(Records from a data source)
↓

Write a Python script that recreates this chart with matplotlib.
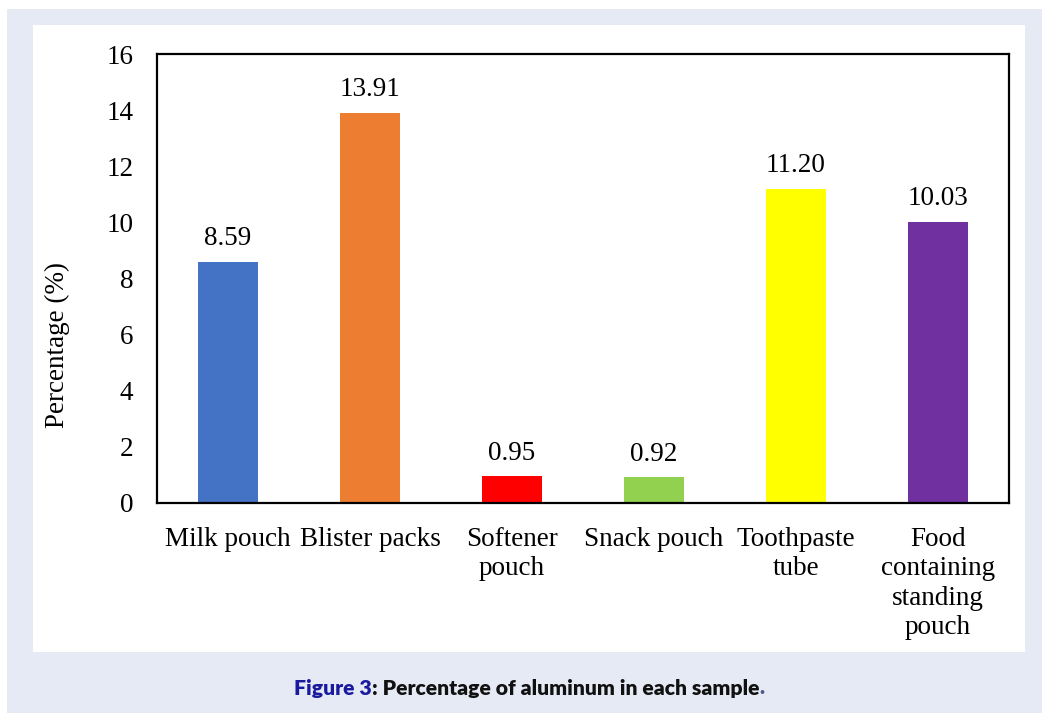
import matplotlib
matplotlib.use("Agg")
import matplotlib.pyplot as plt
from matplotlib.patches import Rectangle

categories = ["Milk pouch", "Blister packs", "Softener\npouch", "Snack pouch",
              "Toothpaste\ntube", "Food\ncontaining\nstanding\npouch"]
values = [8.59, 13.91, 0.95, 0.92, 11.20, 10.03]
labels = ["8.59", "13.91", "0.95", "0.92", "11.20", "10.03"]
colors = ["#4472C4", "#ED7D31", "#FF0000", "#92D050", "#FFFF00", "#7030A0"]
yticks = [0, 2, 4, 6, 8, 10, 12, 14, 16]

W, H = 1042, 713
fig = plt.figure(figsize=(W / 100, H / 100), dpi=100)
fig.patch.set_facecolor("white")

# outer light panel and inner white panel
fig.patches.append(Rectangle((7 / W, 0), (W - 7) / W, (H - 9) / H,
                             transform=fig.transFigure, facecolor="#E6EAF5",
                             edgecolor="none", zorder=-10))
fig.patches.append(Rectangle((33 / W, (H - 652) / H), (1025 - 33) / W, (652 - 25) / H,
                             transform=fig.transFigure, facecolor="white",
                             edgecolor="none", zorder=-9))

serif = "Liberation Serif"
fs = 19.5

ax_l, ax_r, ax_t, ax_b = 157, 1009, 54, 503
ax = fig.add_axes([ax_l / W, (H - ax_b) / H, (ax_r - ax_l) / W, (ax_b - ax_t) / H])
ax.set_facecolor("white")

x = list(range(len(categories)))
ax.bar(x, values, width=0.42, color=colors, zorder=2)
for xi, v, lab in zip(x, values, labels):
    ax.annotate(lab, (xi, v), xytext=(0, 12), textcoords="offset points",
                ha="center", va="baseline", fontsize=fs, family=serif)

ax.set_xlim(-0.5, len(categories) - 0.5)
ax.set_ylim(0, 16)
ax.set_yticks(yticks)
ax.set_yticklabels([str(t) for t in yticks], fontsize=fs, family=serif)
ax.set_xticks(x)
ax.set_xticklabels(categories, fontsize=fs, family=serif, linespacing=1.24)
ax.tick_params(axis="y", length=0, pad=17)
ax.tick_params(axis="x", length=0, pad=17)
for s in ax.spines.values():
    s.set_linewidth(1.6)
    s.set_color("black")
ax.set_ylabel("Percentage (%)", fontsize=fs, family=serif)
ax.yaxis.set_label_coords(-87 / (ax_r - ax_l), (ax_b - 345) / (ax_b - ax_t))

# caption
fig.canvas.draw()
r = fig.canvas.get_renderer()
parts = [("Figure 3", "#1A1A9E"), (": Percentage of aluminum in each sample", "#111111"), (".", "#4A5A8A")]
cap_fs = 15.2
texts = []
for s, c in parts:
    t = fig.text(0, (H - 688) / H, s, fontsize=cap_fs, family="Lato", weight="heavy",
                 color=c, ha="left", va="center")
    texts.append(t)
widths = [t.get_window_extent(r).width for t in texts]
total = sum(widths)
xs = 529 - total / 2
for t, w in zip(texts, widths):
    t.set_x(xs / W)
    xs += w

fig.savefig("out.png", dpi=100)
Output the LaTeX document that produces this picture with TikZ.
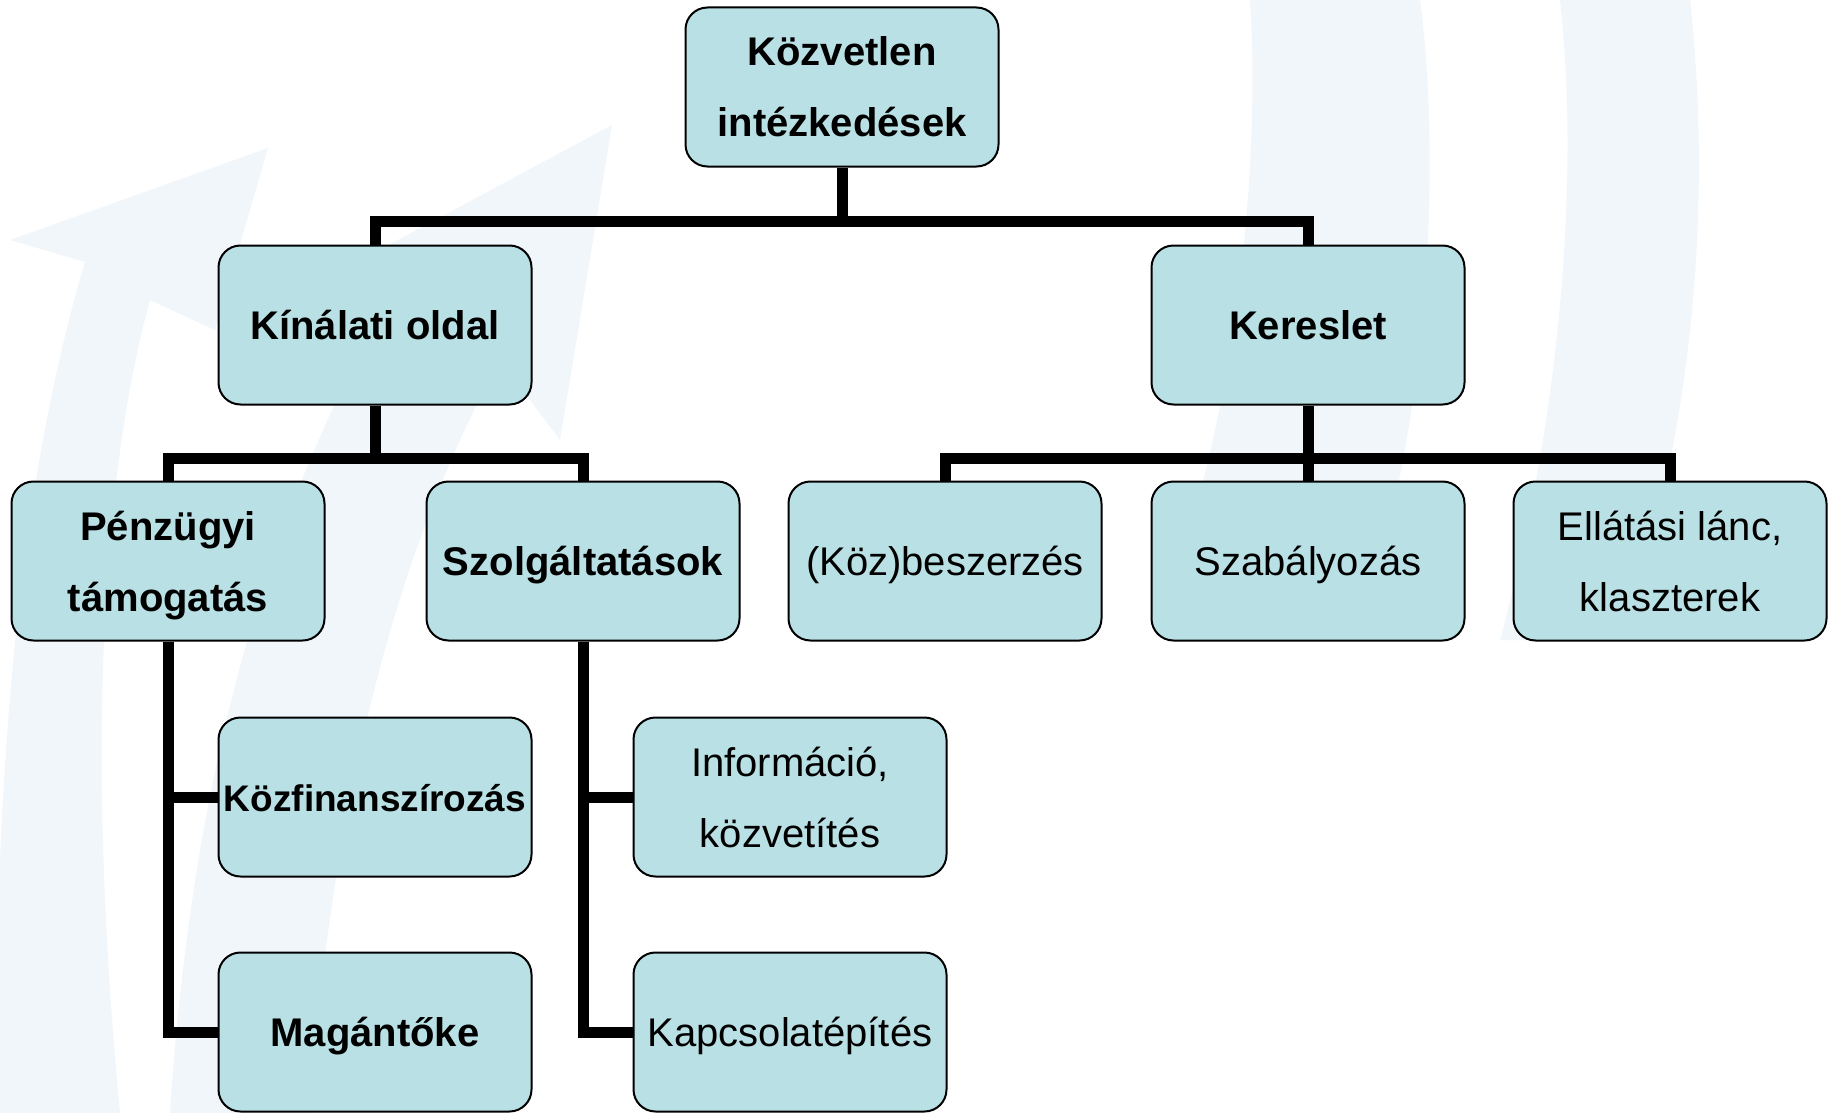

↑

Copy the data character for character, but drop all pictures from the copy.

> [TASK RESPONSE]:
Write a Python script that recreates this chart with matplotlib.
import matplotlib
matplotlib.use("Agg")
import matplotlib.pyplot as plt
from matplotlib.patches import Rectangle

categories = ["Milk pouch", "Blister packs", "Softener\npouch", "Snack pouch",
              "Toothpaste\ntube", "Food\ncontaining\nstanding\npouch"]
values = [8.59, 13.91, 0.95, 0.92, 11.20, 10.03]
labels = ["8.59", "13.91", "0.95", "0.92", "11.20", "10.03"]
colors = ["#4472C4", "#ED7D31", "#FF0000", "#92D050", "#FFFF00", "#7030A0"]
yticks = [0, 2, 4, 6, 8, 10, 12, 14, 16]

W, H = 1042, 713
fig = plt.figure(figsize=(W / 100, H / 100), dpi=100)
fig.patch.set_facecolor("white")

# outer light panel and inner white panel
fig.patches.append(Rectangle((7 / W, 0), (W - 7) / W, (H - 9) / H,
                             transform=fig.transFigure, facecolor="#E6EAF5",
                             edgecolor="none", zorder=-10))
fig.patches.append(Rectangle((33 / W, (H - 652) / H), (1025 - 33) / W, (652 - 25) / H,
                             transform=fig.transFigure, facecolor="white",
                             edgecolor="none", zorder=-9))

serif = "Liberation Serif"
fs = 19.5

ax_l, ax_r, ax_t, ax_b = 157, 1009, 54, 503
ax = fig.add_axes([ax_l / W, (H - ax_b) / H, (ax_r - ax_l) / W, (ax_b - ax_t) / H])
ax.set_facecolor("white")

x = list(range(len(categories)))
ax.bar(x, values, width=0.42, color=colors, zorder=2)
for xi, v, lab in zip(x, values, labels):
    ax.annotate(lab, (xi, v), xytext=(0, 12), textcoords="offset points",
                ha="center", va="baseline", fontsize=fs, family=serif)

ax.set_xlim(-0.5, len(categories) - 0.5)
ax.set_ylim(0, 16)
ax.set_yticks(yticks)
ax.set_yticklabels([str(t) for t in yticks], fontsize=fs, family=serif)
ax.set_xticks(x)
ax.set_xticklabels(categories, fontsize=fs, family=serif, linespacing=1.24)
ax.tick_params(axis="y", length=0, pad=17)
ax.tick_params(axis="x", length=0, pad=17)
for s in ax.spines.values():
    s.set_linewidth(1.6)
    s.set_color("black")
ax.set_ylabel("Percentage (%)", fontsize=fs, family=serif)
ax.yaxis.set_label_coords(-87 / (ax_r - ax_l), (ax_b - 345) / (ax_b - ax_t))

# caption
fig.canvas.draw()
r = fig.canvas.get_renderer()
parts = [("Figure 3", "#1A1A9E"), (": Percentage of aluminum in each sample", "#111111"), (".", "#4A5A8A")]
cap_fs = 15.2
texts = []
for s, c in parts:
    t = fig.text(0, (H - 688) / H, s, fontsize=cap_fs, family="Lato", weight="heavy",
                 color=c, ha="left", va="center")
    texts.append(t)
widths = [t.get_window_extent(r).width for t in texts]
total = sum(widths)
xs = 529 - total / 2
for t, w in zip(texts, widths):
    t.set_x(xs / W)
    xs += w

fig.savefig("out.png", dpi=100)
Output the LaTeX document that produces this picture with TikZ.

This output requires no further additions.